The district is currently undergoing more negotiations with teachers but, according to Coleman, the purpose of voting against the contract for many teachers was to send a clear message to the district. 

But I feel like the district doesn’t really care about the vote, as long as (it) passes and everything remains status quo.

— John Coleman

I hope it was received at the district level,” Coleman said. “But I feel like the district doesn’t really care about the vote, as long as (it) passes and everything remains status quo.”

Coleman is not alone in his belief that contract issues in the district are not communicated properly to rank-and-file teachers. He and others said teachers across the district need  better opportunities to understand contract offers from the district while also taking into consideration accessibility issues when it comes to gathering teachers from across the district’s five comprehensive campuses.

Granite Bay High government teacher Jarrod Westberg said he actively looks for information regarding the district’s latest policies or initiatives, but other teachers complain they are left with little information and insufficient communication.

“I find out about things because I look for it, versus it being kind of opened up to everybody,” Westberg said.

The problem isn’t necessarily what the district is trying to implement, but rather how it goes about the process.  The main argument teachers are making is the need for clearer communication from the district.

GBHS senior Ashley Lucia, who has sat in on meetings between the district and teachers, said most of the tension between the district and teachers is “rooted in a lack of overall communication, which in return leads to a misinterpretation of intent on either side.”

They’ll always say that they talked to the teachers, but it doesn’t very often feel like they get a lot of input from us before implementing things,

— Jarrod Westberg

As more and more district initiatives are put on the table, and as policies are introduced, teachers argue a lack of communication makes them feel as though their voices are not heard on the district level. 

“They’ll always say that they talked to the teachers, but it doesn’t very often feel like they get a lot of input from us before implementing things,” Westberg said.

The lack of input from teachers, and the lack of classroom teaching experience on the district administrative level creates a barrier for the new initiatives. They are often implemented but never followed through, or they don’t work out because of  the ever-changing school environment.

Another concern teachers have with new district policies is how long the creators of these policies have been out of the classroom. That lack of recent classroom experience, according to teacher critics, sets up many new initiatives for failure.

Many district employees may forget who they once were – teachers –  creating a lack of understanding of their position and point of view,” Lucia said. “I believe some teachers feel as though they do not have a voice in the many significant changes, and as a result have communicated they feel treated unfairly.”
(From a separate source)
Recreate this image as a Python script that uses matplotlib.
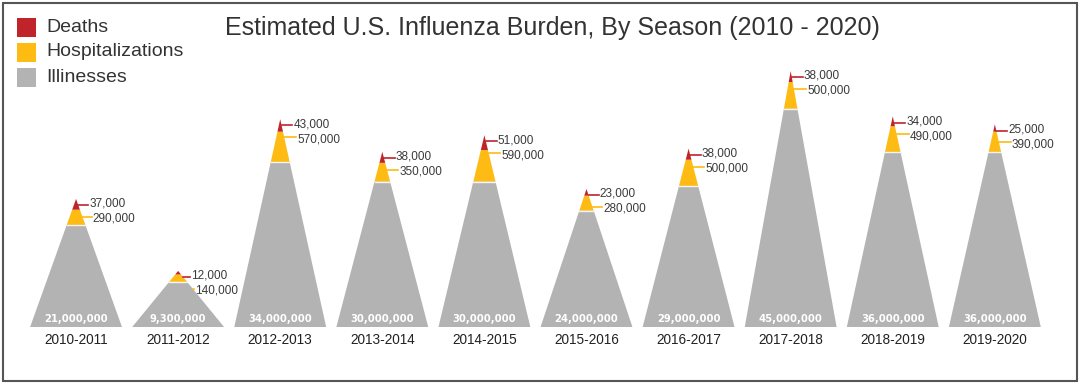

The whole purpose of these initiatives and policies is to improve the lives of not only students, but also teachers. And while there is frustration with their implementation, teachers are still rooting for their success. 

“I just think (the initiatives would be successful) if they would actually have their initiatives be vetted through a large group of teachers,” Westberg said. ”Not just teachers that say yes to everything, but teachers that will question and teachers that will give them some understanding of what it looks like.”

The dissatisfaction between the district can be felt on many levels, and it affects students at all the district’s schools.

“I believe the relationship between the district and teachers significantly (affects) students, because where communication is lacking, results are inadequate,” Lucia said.

This district-teacher tension is something that can be fixed, and better communication would go a long way toward improving things.

“Some good contract language would help,” Coleman said. “Showing some genuine concern for the faculty and staff would be delightful.”

And delighted teachers would be better for students.

 “Teachers create the curriculum, work directly with students, and are instrumental in their growth and success every day,” Lucia said. “Their voices deserve to be heard.”